There was also some consensus that the RPKI (Resource Public Key Infrastructure) that provides a mechanism to validate the ownership of IP addresses and AS numbers against established trust anchors (provided by the RIRs), was not addressing the problem and there should be some neutral and dispassionate analysis as to why it currently had such limited deployment. This should include an evaluation of the prospects for BGPsec which offers cryptographic attestation of routing paths, but will require support to be added in routers and which introduces significant processing overhead.

To this end, it was felt any analysis should primarily focus on the vendor and network operator industries to understand what the specific concerns were, how would they address the issues or do they even think the issues need solving, and what can be done better? The Internet Society was therefore asked by the participants to organise series of stakeholder workshops as a neutral, independent, and dispassionate third-party.

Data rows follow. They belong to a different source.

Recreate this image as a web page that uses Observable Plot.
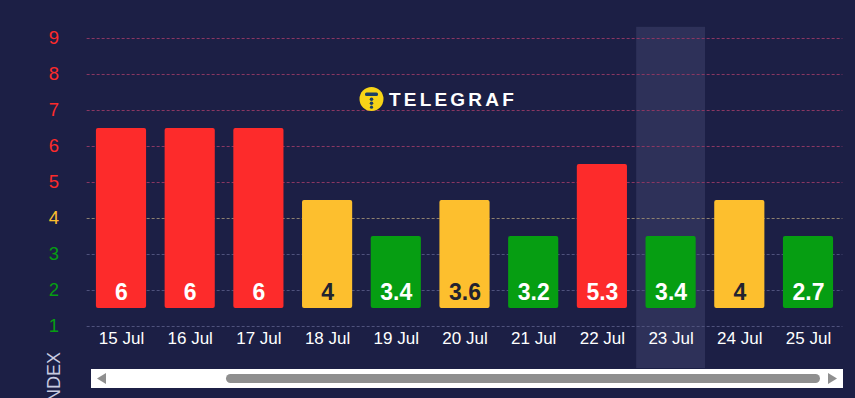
<!DOCTYPE html>
<html>
<head>
<meta charset="utf-8">
<script src="https://cdn.jsdelivr.net/npm/d3@7"></script>
<script src="https://cdn.jsdelivr.net/npm/@observablehq/plot@0.6"></script>
<style>
  html, body { margin: 0; padding: 0; background: #1c1f45; }
  #wrap { position: relative; width: 855px; height: 398px; overflow: hidden; background: #1c1f45; font-family: "Liberation Sans", Arial, sans-serif; }
  #chart { position: absolute; left: 0; top: 0; }
  #logo { position: absolute; left: 358px; top: 85px; }
  #scroll { position: absolute; left: 91px; top: 369px; width: 752px; height: 19px; background: #ffffff; }
  #thumb { position: absolute; left: 135px; top: 5px; width: 594px; height: 9px; border-radius: 5px; background: #8f8f8f; }
  #index { position: absolute; left: 0; top: 0; }
</style>
</head>
<body>
<div id="wrap">
  <div id="chart"></div>
  <svg id="logo" width="170" height="30">
    <circle cx="13.5" cy="14" r="12" fill="#f7d417"/>
    <rect x="7" y="7.5" width="13" height="3.4" rx="1.5" fill="#1c3f66"/>
    <circle cx="13.5" cy="14.3" r="1.8" fill="#1c3f66"/>
    <circle cx="13.5" cy="18.3" r="1.8" fill="#1c3f66"/>
    <circle cx="13.5" cy="22.2" r="1.6" fill="#1c3f66"/>
    <text x="31" y="21" fill="#ffffff" font-family="Liberation Sans, Arial, sans-serif" font-weight="bold" font-size="19" letter-spacing="3.2">TELEGRAF</text>
  </svg>
  <div id="scroll">
    <div id="thumb"></div>
    <svg width="752" height="19" style="position:absolute;left:0;top:0">
      <path d="M6,9.5 L15,4 L15,15 Z" fill="#8f8f8f"/>
      <path d="M746,9.5 L737,4 L737,15 Z" fill="#8f8f8f"/>
    </svg>
  </div>
  <svg id="index" width="100" height="398">
    <text transform="translate(60,352) rotate(-90)" text-anchor="end" fill="#c9cbe0" font-family="Liberation Sans, Arial, sans-serif" font-size="18">INDEX</text>
  </svg>
</div>
<script>
// ---- data ----
const dates = ["15 Jul","16 Jul","17 Jul","18 Jul","19 Jul","20 Jul","21 Jul","22 Jul","23 Jul","24 Jul","25 Jul"];
const values = [6, 6, 6, 4, 3.4, 3.6, 3.2, 5.3, 3.4, 4, 2.7];
const barTops = [6.5, 6.5, 6.5, 4.5, 3.5, 4.5, 3.5, 5.5, 3.5, 4.5, 3.5];
const levels = ["high","high","high","moderate","low","moderate","low","high","low","moderate","low"];
const yTicks = [1, 2, 3, 4, 5, 6, 7, 8, 9];
const tickLevels = ["low","low","low","moderate","high","high","high","high","high"];
const highlighted = ["23 Jul"];
const barBase = 1.5;

const data = dates.map((d, i) => ({date: d, value: values[i], top: barTops[i], level: levels[i]}));
const ticks = yTicks.map((t, i) => ({t, level: tickLevels[i]}));

const chart = Plot.plot({
  width: 855,
  height: 398,
  marginLeft: 86.65,
  marginRight: 12.65,
  marginTop: 38,
  marginBottom: 72,
  style: {background: "transparent", fontFamily: "Liberation Sans, Arial, sans-serif", overflow: "visible"},
  x: {domain: dates, paddingInner: 0.27, paddingOuter: 0.135, round: false},
  y: {domain: [1, 9], axis: null},
  color: {domain: ["low", "moderate", "high"], range: ["#069e12", "#fdbf2e", "#fd2b2b"]},
  marks: [
    Plot.barY(highlighted, {x: d => d, y1: -0.17, y2: 9.31, fill: "#2e3159", insetLeft: -9.35, insetRight: -9.35}),
    Plot.ruleY(ticks.filter(d => d.level === "high"), {y: "t", stroke: "#8a3762", strokeDasharray: "3,2", strokeWidth: 1}),
    Plot.ruleY(ticks.filter(d => d.level === "moderate"), {y: "t", stroke: "#8e8070", strokeDasharray: "3,2", strokeWidth: 1}),
    Plot.ruleY(ticks.filter(d => d.level === "low"), {y: "t", stroke: "#4f527c", strokeDasharray: "3,2", strokeWidth: 1}),
    Plot.text(ticks, {y: "t", text: d => String(d.t), frameAnchor: "left", dx: -28, textAnchor: "end", fill: "level", fontSize: 18.5}),
    Plot.barY(data, {x: "date", y1: barBase, y2: "top", fill: "level", rx: 2}),
    Plot.text(data.filter(d => d.level !== "moderate"), {x: "date", y: barBase, dy: -16, text: d => String(d.value), fill: "#ffffff", fontSize: 23, fontWeight: "bold"}),
    Plot.text(data.filter(d => d.level === "moderate"), {x: "date", y: barBase, dy: -16, text: d => String(d.value), fill: "#222230", fontSize: 23, fontWeight: "bold"}),
    Plot.axisX({tickSize: 0, tickPadding: 5, fontSize: 17, fill: "#ffffff", label: null})
  ]
});
document.getElementById("chart").appendChild(chart);
</script>
</body>
</html>
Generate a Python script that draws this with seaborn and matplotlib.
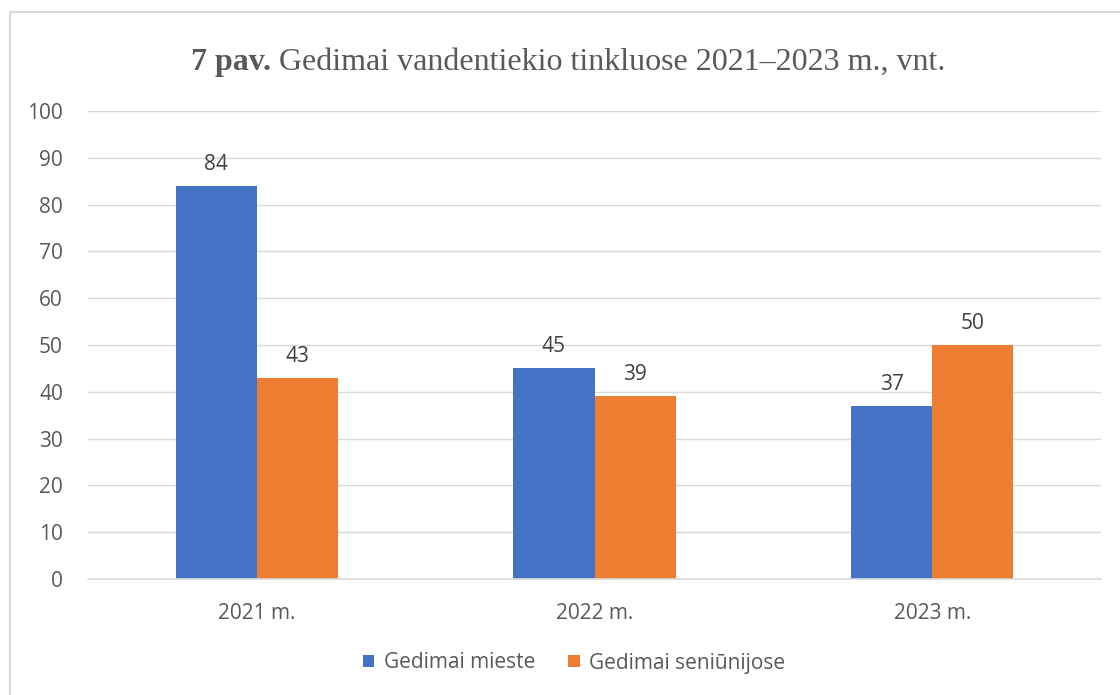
import matplotlib
matplotlib.use("Agg")
import matplotlib.pyplot as plt
import seaborn as sns
import pandas as pd
from matplotlib.patches import Rectangle

years = ["2021 m.", "2022 m.", "2023 m."]
series_names = ["Gedimai mieste", "Gedimai seniūnijose"]
mieste = [84, 45, 37]
seniunijose = [43, 39, 50]
colors = ["#4472C4", "#ED7D31"]

df = pd.DataFrame({
    "year": years * 2,
    "series": [series_names[0]] * 3 + [series_names[1]] * 3,
    "value": mieste + seniunijose,
})

sns.set_theme(style="white")
plt.rcParams["font.family"] = ["Open Sans", "DejaVu Sans"]

FS = 15
W, H = 1120, 695
fig = plt.figure(figsize=(W / 100, H / 100), dpi=100)
ax = fig.add_axes([88 / W, 1 - 579 / H, (1101 - 88) / W, (579 - 111) / H])

sns.barplot(data=df, x="year", y="value", hue="series", palette=colors,
            width=0.48, saturation=1, ax=ax, legend=True, linewidth=0)

ax.set_ylim(0, 100)
ax.set_yticks(range(0, 101, 10))
ax.set_xlim(-0.5, 2.5)
ax.set_xlabel("")
ax.set_ylabel("")
ax.grid(axis="y", color="#D9D9D9", linewidth=1)
ax.set_axisbelow(True)
for s in ["top", "right", "left"]:
    ax.spines[s].set_visible(False)
ax.spines["bottom"].set_color("#D9D9D9")
ax.spines["bottom"].set_linewidth(1.2)
ax.tick_params(axis="both", length=0, labelsize=FS, colors="#595959")
ax.tick_params(axis="x", pad=17)
ax.tick_params(axis="y", pad=18)

for cont in ax.containers:
    ax.bar_label(cont, labels=[f"{int(v)}" for v in cont.datavalues],
                 padding=8, fontsize=FS, color="#404040")

leg = ax.legend(loc="center", bbox_to_anchor=(574 / W, (695 - 663) / H),
                bbox_transform=fig.transFigure, ncol=2, frameon=False,
                fontsize=FS, handlelength=0.55, handleheight=0.55,
                columnspacing=1.6, handletextpad=0.45)
for t in leg.get_texts():
    t.set_color("#595959")

# border
fig.patches.append(Rectangle((10 / W, -0.05), 1.2, 1 - 12 / H + 0.05,
                             transform=fig.transFigure, fill=False,
                             edgecolor="#D9D9D9", linewidth=1.5))

# title with mixed weights
ty = 1 - 70 / H
t1 = fig.text(0, ty, "7 pav. ", fontsize=23, fontweight="bold",
              family="Liberation Serif", color="#595959", va="baseline")
t2 = fig.text(0, ty, "Gedimai vandentiekio tinkluose 2021\u20122023 m., vnt.",
              fontsize=23, family="Liberation Serif", color="#595959",
              va="baseline")
fig.canvas.draw()
r = fig.canvas.get_renderer()
w1 = t1.get_window_extent(r).width
w2 = t2.get_window_extent(r).width
x0 = 568 - (w1 + w2) / 2
t1.set_x(x0 / W)
t2.set_x((x0 + w1) / W)

fig.savefig("out.png", dpi=100)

Of course, the BoF only reflected a relatively small cross-section of those involved in Internet routing, so further consultations will be necessary before deciding exactly how to proceed. But it nevertheless provided some useful feedback on the issues and concerns of some of those deploying routing systems.

Disclaimer: Viewpoints expressed in this post are those of the author and may or may not reflect official Internet Society positions.